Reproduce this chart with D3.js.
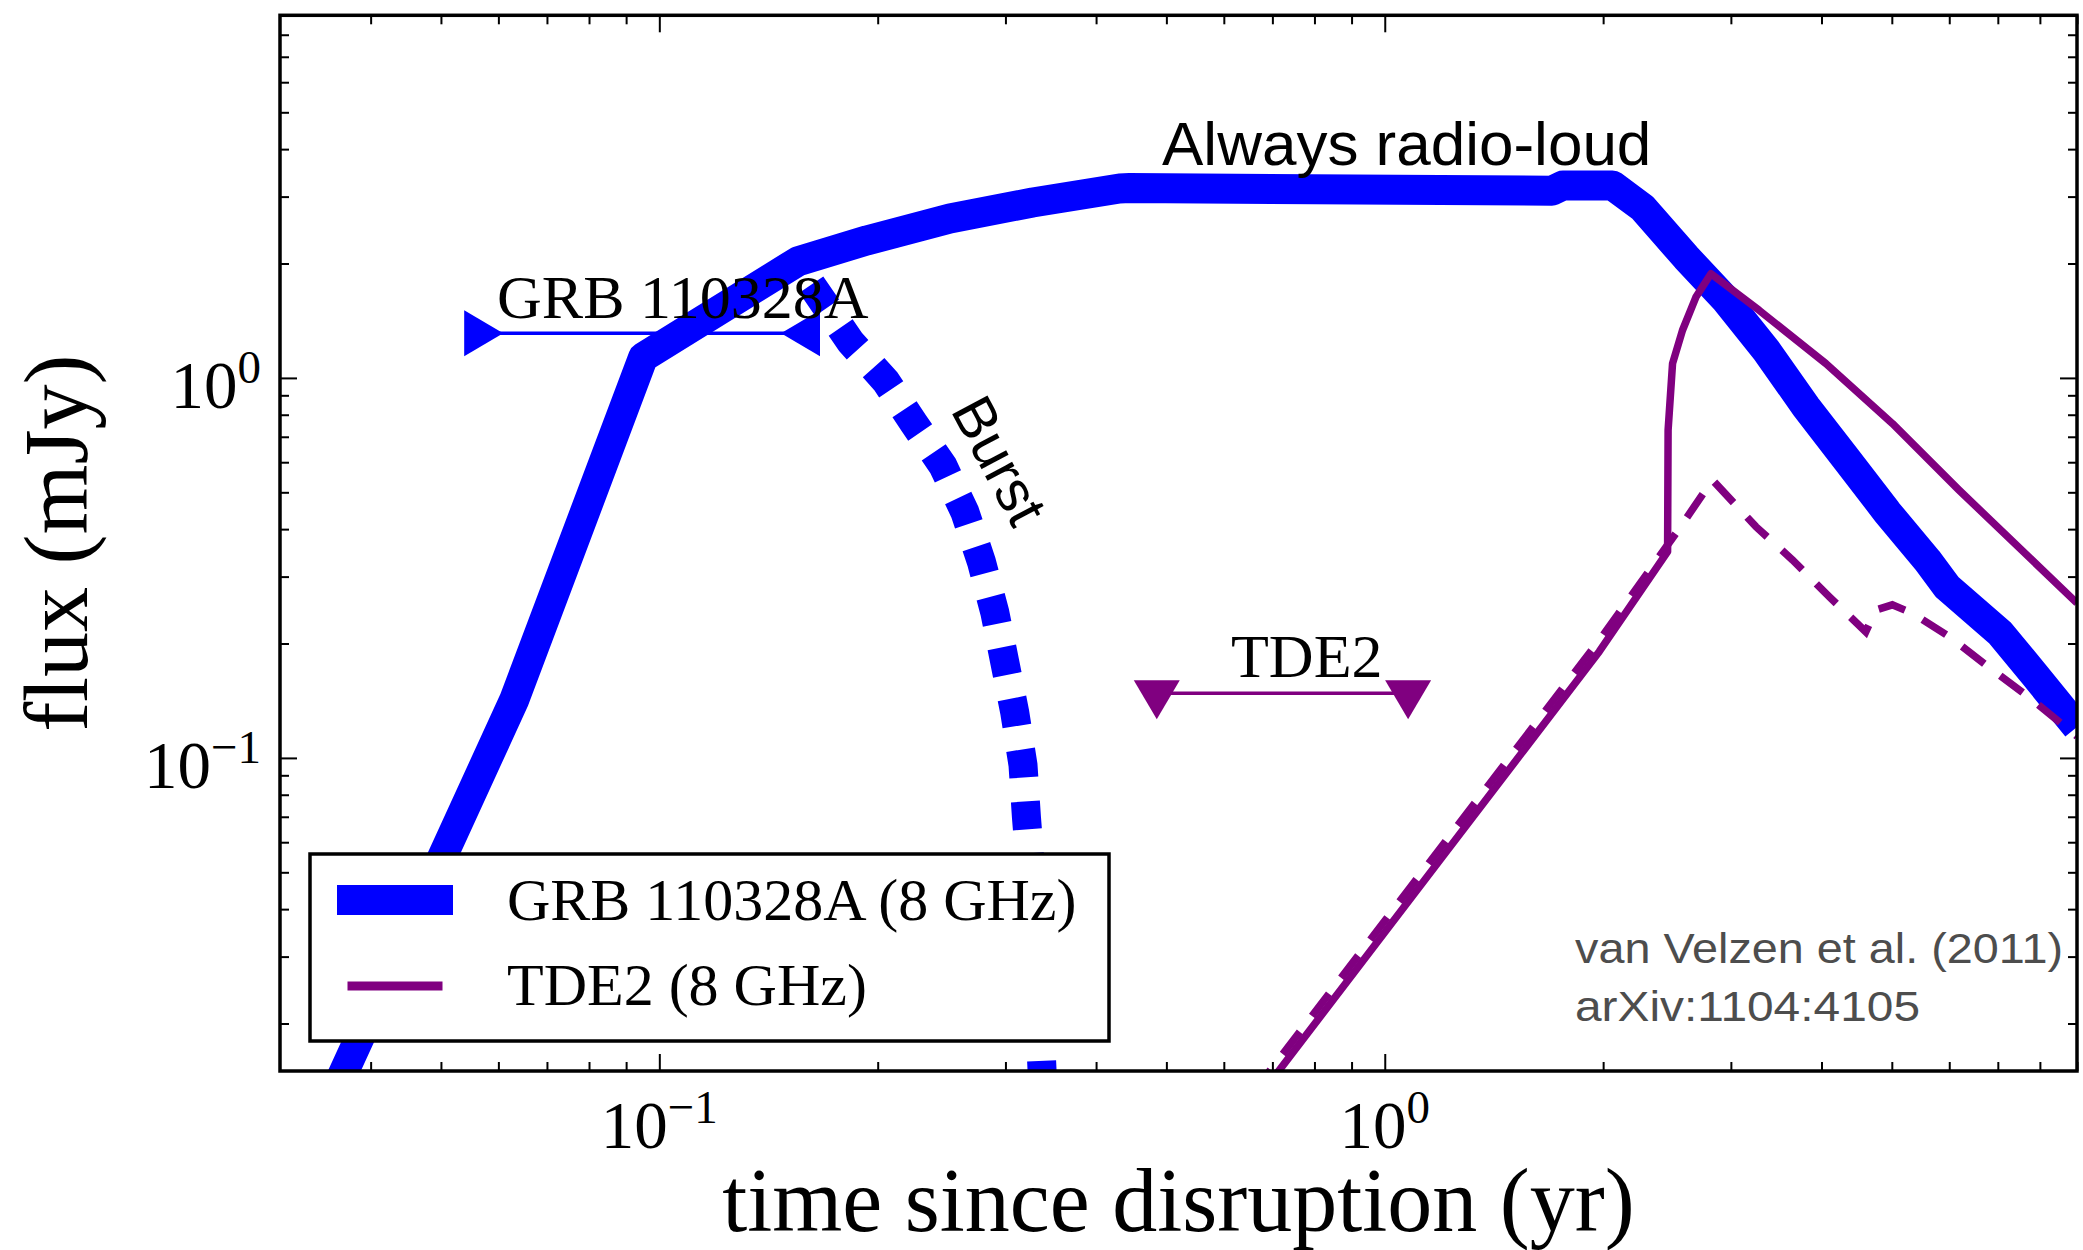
<!DOCTYPE html>
<html>
<head>
<meta charset="utf-8">
<script src="https://cdn.jsdelivr.net/npm/d3@7"></script>
<style>
  html, body { margin: 0; padding: 0; background: #ffffff; }
  svg { display: block; }
</style>
</head>
<body>
<script>
// ---------------- data ----------------
// GRB 110328A (8 GHz) light curve, thick blue solid
const grbT    = [0.03, 0.0631, 0.0950, 0.1552, 0.1932, 0.2515, 0.327, 0.431, 0.445, 1.70, 1.76, 2.06, 2.265, 2.603, 2.956, 3.356, 3.81, 4.338, 4.925, 5.593, 5.959, 7.05, 7.83, 9.0];
const grbFlux = [0.0064, 0.1422, 1.133, 2.026, 2.30, 2.628, 2.894, 3.15, 3.16, 3.11, 3.21, 3.21, 2.809, 2.075, 1.600, 1.182, 0.838, 0.608, 0.4437, 0.3317, 0.2817, 0.2132, 0.1673, 0.1206];

// "Burst" component, blue dotted
const burstT    = [0.162, 0.1835, 0.2052, 0.2243, 0.246, 0.2637, 0.278, 0.290, 0.2994, 0.309, 0.3172, 0.3207, 0.330, 0.337, 0.340];
const burstFlux = [1.76, 1.243, 0.980, 0.760, 0.587, 0.4438, 0.328, 0.2418, 0.1785, 0.1317, 0.0958, 0.0697, 0.035, 0.015, 0.012];

// TDE2 (8 GHz) model, purple solid
const tdeT    = [0.608, 0.718, 1.19, 1.976, 2.454, 2.458, 2.493, 2.573, 2.685, 2.816, 3.282, 4.055, 5.008, 6.187, 9.0];
const tdeFlux = [0.01, 0.0152, 0.0537, 0.1906, 0.349, 0.729, 1.091, 1.335, 1.632, 1.88, 1.506, 1.091, 0.759, 0.507, 0.2555];

// TDE2 second model, purple dashed
const tdeDashT    = [0.6, 0.718, 1.19, 1.976, 2.52, 2.83, 3.248, 3.648, 4.098, 4.603, 4.75, 5.008, 5.337, 5.996, 6.877, 7.81, 9.0];
const tdeDashFlux = [0.0105, 0.0163, 0.0575, 0.204, 0.39, 0.5384, 0.406, 0.332, 0.2658, 0.2147, 0.245, 0.2528, 0.2404, 0.2087, 0.1706, 0.1422, 0.114];

// Observation windows (limits)
const grbLimT = [0.0561, 0.1598];
const grbLimFlux = 1.31;
const tdeLimT = [0.485, 1.077];
const tdeLimFlux = 0.148;

// Axes
const xDomain = [0.03, 9];
const yDomain = [0.015, 9];
const xMajor = [0.1, 1];
const xMajorLabels = [["10", "\u22121"], ["10", "0"]];
const yMajor = [0.1, 1];
const yMajorLabels = [["10", "\u22121"], ["10", "0"]];
const xMinor = [0.04,0.05,0.06,0.07,0.08,0.09,0.2,0.3,0.4,0.5,0.6,0.7,0.8,0.9,2,3,4,5,6,7,8,9];
const yMinor = [0.02,0.03,0.04,0.05,0.06,0.07,0.08,0.09,0.2,0.3,0.4,0.5,0.6,0.7,0.8,0.9,2,3,4,5,6,7,8,9];

const legendLabels = ["GRB 110328A (8 GHz)", "TDE2 (8 GHz)"];
const creditLines = ["van Velzen et al. (2011)", "arXiv:1104:4105"];

// ---------------- drawing ----------------
const W = 2083, H = 1250;
const L = 280, R = 2077, T = 15.3, B = 1071;
const BLUE = "#0000ff", PURPLE = "#800080";
const SERIF = "'Liberation Serif', 'Times New Roman', Times, serif";
const SANS = "'Liberation Sans', Arial, Helvetica, sans-serif";

const svg = d3.select("body").append("svg").attr("width", W).attr("height", H);
svg.append("rect").attr("width", W).attr("height", H).attr("fill", "#fff");

const x = d3.scaleLog().domain(xDomain).range([L, R]);
const y = d3.scaleLog().domain(yDomain).range([B, T]);

svg.append("defs").append("clipPath").attr("id", "plotclip")
  .append("rect").attr("x", L).attr("y", T).attr("width", R - L).attr("height", B - T);

const zip = (a, b) => a.map((v, i) => [v, b[i]]);
const line = d3.line().x(d => x(d[0])).y(d => y(d[1]));

const plot = svg.append("g").attr("clip-path", "url(#plotclip)");

plot.append("path").attr("d", line(zip(grbT, grbFlux)))
  .attr("fill", "none").attr("stroke", BLUE).attr("stroke-width", 30)
  .attr("stroke-linejoin", "round");

plot.append("path").attr("d", line(zip(burstT, burstFlux)))
  .attr("fill", "none").attr("stroke", BLUE).attr("stroke-width", 29)
  .attr("stroke-dasharray", "28,24").attr("stroke-linecap", "butt");

plot.append("path").attr("d", line(zip(tdeT, tdeFlux)))
  .attr("fill", "none").attr("stroke", PURPLE).attr("stroke-width", 7.5)
  .attr("stroke-linejoin", "round");

plot.append("path").attr("d", line(zip(tdeDashT, tdeDashFlux)))
  .attr("fill", "none").attr("stroke", PURPLE).attr("stroke-width", 7.5)
  .attr("stroke-dasharray", "28,20").attr("stroke-linecap", "butt");

// limit bars with triangle markers
function tri(dir, cx, cy) {
  const b = 23, h = 39; // half base, height; reference point at centroid
  if (dir === ">") return `M${cx - h/3},${cy - b}L${cx + 2*h/3},${cy}L${cx - h/3},${cy + b}Z`;
  if (dir === "<") return `M${cx + h/3},${cy - b}L${cx - 2*h/3},${cy}L${cx + h/3},${cy + b}Z`;
  if (dir === "v") return `M${cx - b},${cy - h/3}L${cx},${cy + 2*h/3}L${cx + b},${cy - h/3}Z`;
}
const lim = svg.append("g");
lim.append("line").attr("x1", x(grbLimT[0])).attr("x2", x(grbLimT[1]))
  .attr("y1", y(grbLimFlux)).attr("y2", y(grbLimFlux))
  .attr("stroke", BLUE).attr("stroke-width", 3.5);
lim.append("path").attr("d", tri(">", x(grbLimT[0]), y(grbLimFlux))).attr("fill", BLUE);
lim.append("path").attr("d", tri("<", x(grbLimT[1]), y(grbLimFlux))).attr("fill", BLUE);

lim.append("line").attr("x1", x(tdeLimT[0])).attr("x2", x(tdeLimT[1]))
  .attr("y1", y(tdeLimFlux)).attr("y2", y(tdeLimFlux))
  .attr("stroke", PURPLE).attr("stroke-width", 3.5);
tdeLimT.forEach(t => lim.append("path").attr("d", tri("v", x(t), y(tdeLimFlux))).attr("fill", PURPLE));

// annotations
svg.append("text").attr("x", 497).attr("y", 318).attr("font-family", SERIF)
  .attr("font-size", 62).attr("fill", "#000").text("GRB 110328A");
svg.append("text").attr("x", 1231).attr("y", 677).attr("font-family", SERIF)
  .attr("font-size", 62).attr("fill", "#000").text("TDE2");
svg.append("text").attr("x", 1162).attr("y", 165).attr("font-family", SANS)
  .attr("font-size", 62).attr("fill", "#000").text("Always radio-loud");
svg.append("text").attr("transform", "translate(950,410) rotate(62)")
  .attr("font-family", SANS).attr("font-size", 58).attr("fill", "#000").text("Burst");

// credits
svg.append("text").attr("x", 1575).attr("y", 963).attr("font-family", SANS)
  .attr("font-size", 42).attr("fill", "#4d4d4d")
  .attr("textLength", 488).attr("lengthAdjust", "spacingAndGlyphs").text(creditLines[0]);
svg.append("text").attr("x", 1575).attr("y", 1021).attr("font-family", SANS)
  .attr("font-size", 42).attr("fill", "#4d4d4d")
  .attr("textLength", 345).attr("lengthAdjust", "spacingAndGlyphs").text(creditLines[1]);

// axes ticks (inward, all four sides)
function styleAxis(g) {
  g.select(".domain").remove();
  g.selectAll(".tick line").attr("stroke", "#000").attr("stroke-width", 2);
  g.selectAll(".tick text").remove();
}
const axes = svg.append("g");
[[d3.axisBottom, B], [d3.axisTop, T]].forEach(([ax, pos]) => {
  axes.append("g").attr("transform", `translate(0,${pos})`)
    .call(ax(x).tickValues(xMinor).tickSize(-9).tickFormat(() => "")).call(styleAxis);
  axes.append("g").attr("transform", `translate(0,${pos})`)
    .call(ax(x).tickValues(xMajor).tickSize(-17).tickFormat(() => "")).call(styleAxis);
});
[[d3.axisLeft, L], [d3.axisRight, R]].forEach(([ax, pos]) => {
  axes.append("g").attr("transform", `translate(${pos},0)`)
    .call(ax(y).tickValues(yMinor).tickSize(-9).tickFormat(() => "")).call(styleAxis);
  axes.append("g").attr("transform", `translate(${pos},0)`)
    .call(ax(y).tickValues(yMajor).tickSize(-17).tickFormat(() => "")).call(styleAxis);
});

// frame
svg.append("rect").attr("x", L).attr("y", T).attr("width", R - L).attr("height", B - T)
  .attr("fill", "none").attr("stroke", "#000").attr("stroke-width", 3.5);

// tick labels with superscripts
function powLabel(g, px, py, parts, anchor) {
  const t = g.append("text").attr("x", px).attr("y", py).attr("text-anchor", anchor)
    .attr("font-family", SERIF).attr("font-size", 67).attr("fill", "#000");
  t.append("tspan").text(parts[0]);
  t.append("tspan").attr("dy", -25).attr("font-size", 47).text(parts[1]);
}
xMajor.forEach((v, i) => powLabel(svg, x(v), 1148, xMajorLabels[i], "middle"));
yMajor.forEach((v, i) => powLabel(svg, 261, y(v) + 30, yMajorLabels[i], "end"));

// axis titles
svg.append("text").attr("x", (L + R) / 2).attr("y", 1231).attr("text-anchor", "middle")
  .attr("font-family", SERIF).attr("font-size", 90).attr("fill", "#000")
  .text("time since disruption (yr)");
svg.append("text").attr("transform", `translate(87,${(T + B) / 2}) rotate(-90)`)
  .attr("text-anchor", "middle").attr("font-family", SERIF).attr("font-size", 90)
  .attr("fill", "#000").text("flux (mJy)");

// legend
const lg = svg.append("g");
lg.append("rect").attr("x", 310).attr("y", 854).attr("width", 799).attr("height", 187)
  .attr("fill", "#fff").attr("stroke", "#000").attr("stroke-width", 3.5);
lg.append("line").attr("x1", 352).attr("x2", 438).attr("y1", 900).attr("y2", 900)
  .attr("stroke", BLUE).attr("stroke-width", 30).attr("stroke-linecap", "square");
lg.append("line").attr("x1", 352).attr("x2", 438).attr("y1", 986).attr("y2", 986)
  .attr("stroke", PURPLE).attr("stroke-width", 9).attr("stroke-linecap", "square");
lg.append("text").attr("x", 507).attr("y", 920).attr("font-family", SERIF)
  .attr("font-size", 60).attr("fill", "#000").text(legendLabels[0]);
lg.append("text").attr("x", 507).attr("y", 1005).attr("font-family", SERIF)
  .attr("font-size", 60).attr("fill", "#000").text(legendLabels[1]);
</script>
</body>
</html>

REQUEST:
A number is the only answer here: how many lines of the material above contain "with"?

SOLUTION FOR THIS TASK:
3